In the final days before Election Day 2020, a barrage of negative ads from both parties criticizing Bloomberg give Americans the doubt they needed to return to the D’s and the R’s. Biden wins the Presidency on Nov. 3, 2020, with 279 electoral votes; Trump gets, 228, and Bloomberg 31 Electoral Votes, with 21% of the national vote. He wins the states of Alaska, Colorado, Connecticut, Maine, New Hampshire and Rhode Island.

Trump claims that election was stolen, while Bloomberg scores the best third party showing since Teddy Roosevelt. Pleased with the comparison to TR, Bloomberg commits to continuing to lead and fund the One American Party, which now has 10 million members and quickly becomes the 3rd largest political party in the US.

This scenario is not as fictitious as one might think.
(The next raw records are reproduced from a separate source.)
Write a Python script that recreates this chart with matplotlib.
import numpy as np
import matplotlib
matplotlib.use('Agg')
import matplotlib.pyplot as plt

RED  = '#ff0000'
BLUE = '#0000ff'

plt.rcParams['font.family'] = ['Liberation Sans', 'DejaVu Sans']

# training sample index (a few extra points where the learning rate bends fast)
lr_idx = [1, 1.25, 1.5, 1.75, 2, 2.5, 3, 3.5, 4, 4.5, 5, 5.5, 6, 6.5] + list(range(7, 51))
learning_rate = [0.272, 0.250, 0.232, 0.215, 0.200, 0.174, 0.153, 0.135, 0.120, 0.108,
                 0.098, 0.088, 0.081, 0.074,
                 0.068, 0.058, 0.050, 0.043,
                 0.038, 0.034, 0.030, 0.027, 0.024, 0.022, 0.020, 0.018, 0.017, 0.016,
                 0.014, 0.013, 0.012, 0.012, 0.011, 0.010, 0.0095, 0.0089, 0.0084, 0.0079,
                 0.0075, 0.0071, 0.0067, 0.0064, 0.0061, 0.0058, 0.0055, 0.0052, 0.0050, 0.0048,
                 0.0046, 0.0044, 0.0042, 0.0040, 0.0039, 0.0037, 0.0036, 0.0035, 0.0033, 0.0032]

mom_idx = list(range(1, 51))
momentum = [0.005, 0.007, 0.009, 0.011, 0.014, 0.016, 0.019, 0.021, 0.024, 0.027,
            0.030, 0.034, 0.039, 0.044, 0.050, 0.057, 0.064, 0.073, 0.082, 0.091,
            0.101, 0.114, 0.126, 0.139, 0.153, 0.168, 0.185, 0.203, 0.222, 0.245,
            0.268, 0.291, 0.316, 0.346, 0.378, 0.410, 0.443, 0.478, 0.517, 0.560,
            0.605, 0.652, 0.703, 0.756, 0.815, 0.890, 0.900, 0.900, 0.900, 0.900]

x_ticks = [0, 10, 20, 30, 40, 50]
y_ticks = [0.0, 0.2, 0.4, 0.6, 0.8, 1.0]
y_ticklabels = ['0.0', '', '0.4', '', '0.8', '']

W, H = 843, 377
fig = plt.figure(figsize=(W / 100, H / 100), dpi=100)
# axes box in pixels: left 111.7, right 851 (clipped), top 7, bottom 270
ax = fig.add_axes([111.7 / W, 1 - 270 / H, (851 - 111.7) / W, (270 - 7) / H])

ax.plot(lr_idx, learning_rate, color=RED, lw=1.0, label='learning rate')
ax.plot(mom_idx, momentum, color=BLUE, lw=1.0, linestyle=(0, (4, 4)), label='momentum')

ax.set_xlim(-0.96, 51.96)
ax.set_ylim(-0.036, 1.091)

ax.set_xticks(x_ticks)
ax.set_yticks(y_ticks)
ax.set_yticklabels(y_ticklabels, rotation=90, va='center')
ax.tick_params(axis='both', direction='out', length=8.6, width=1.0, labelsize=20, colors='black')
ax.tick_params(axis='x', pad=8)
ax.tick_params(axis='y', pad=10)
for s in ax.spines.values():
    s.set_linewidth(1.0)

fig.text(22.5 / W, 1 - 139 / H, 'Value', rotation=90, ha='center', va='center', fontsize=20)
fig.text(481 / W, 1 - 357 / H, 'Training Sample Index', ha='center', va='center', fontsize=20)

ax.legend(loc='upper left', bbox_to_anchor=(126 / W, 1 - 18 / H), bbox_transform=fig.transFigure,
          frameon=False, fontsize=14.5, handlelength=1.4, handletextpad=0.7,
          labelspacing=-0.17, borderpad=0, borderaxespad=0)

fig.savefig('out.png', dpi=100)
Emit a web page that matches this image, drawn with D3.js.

All it takes is a spark to light the fire and give the American Independent voter a real option.  Michael Bloomberg could have left behind that legacy if he ran in 2016 or 2020. And he can still leave that legacy behind if he listens to Doug Schoen, and his heart, and leads an independent third-party movement, based on the patriotism and public service that he truly believes in.

Elie Wiesel said it best, “Sometimes, when you lose, you win.”